Brewing, Cats, and Moving
A few months ago I was lucky enough to be chosen for a blogger giveaway of homemade bitters by the Reclaiming Provincial (nee: Petite Kitchenesse). Woohoo, I can make a bunch of fancyarsed cocktails now, right? Rhubarb, apple, lemon, orange, root beer, and pear notes will step up any drink. The pear is great with vodka and soda, I drop some apple in with bourbon and honey, but outside of that I am STUMPED! I’ve gone online and most of the drinks involve difficult to find spirits. So, do we have any suggestions?
Picture from Reclaiming Provincial
Jane: The Woman Who Loved Tarzan – by Robin Maxwell
While drinking, one of my favorite past times is reading ‘trashy’ novels (Stephanie Plum, anyone?), so on one of my cocktail exploration days I received another package awarded to me because of my amazing ::ahem::bullshit::cough:: ability to blog from Enchanted by Josephine. Random drawing my squishy butt… the universe KNEW I needed the book! So it seems that McGuire’s Wicked started a trend of retelling stories from the point of view of someone who is under appreciated or even vilified in the original tale. The pomo scholar in me really digs this technique; history is written by the winners, the supporting characters are in small things forgotten. And Robin Maxwell does this with Tarzan’s sidekick, Jane, who has found herself in Africa after joining her father’s paleoanthropology expedition.
Behind the scenes + kickarse tough smart woman + paleoanthropologist (+ experimental cocktails)= SWOON!!
SpecSO lost all useful assistance from me the day that I recieved the book.

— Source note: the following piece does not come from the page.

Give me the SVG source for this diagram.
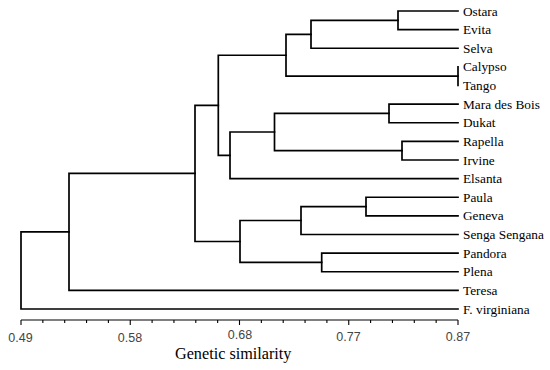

I loved the narrative voice of Jane, who is attempting to be an unbiased observer and is struggling through overcoming the Victorian sensibilities which, although she mocks her British peers for subscribing to them, in their absence she is confused. She doesn’t have a system to fight against, and where her previous agency was influenced by an attempt to push against the doxa, while in the jungle with Tarzan she must fully re-evaluate her actions.
Jane is flawed to the point of being annoying in some aspects, which is lovely. Mary-Sue stories piss me off. She is fighting to be considered equal to the men who see her as a delicate, fragile being who shouldn’t think too hard or be submitted to anything strenuous. She is finally allowed to take a class at the (men’s only part of the) university, gross anatomy, which her father teaches. Not getting into the whole “being *allowed* by the menz to attend the class” aspect, her attitude toward this is problematic. She is obviously in this class because of her connections. She is smart, driven, and talented, but that’s not why the admin has allowed her in. It’s because of her father. And through the book she sees herself as ‘better’ than the other college going women who aren’t taking this class (read: who don’t have her connections). This is an attitude that many people today even have: “They aren’t as good because even though they’re working their arses off, I have this privilege and I’m doing something ‘more.’ ”
The villains are beautifully pulpy: rough, treasure hunting Americans and jungle beasts with rich back stories. They are great foils to Tarzan’s seeming simplicity and Jane’s struggle with ‘civilization.’
I *loved* the book and its many layers and great story, and I’m recommending it to my book club!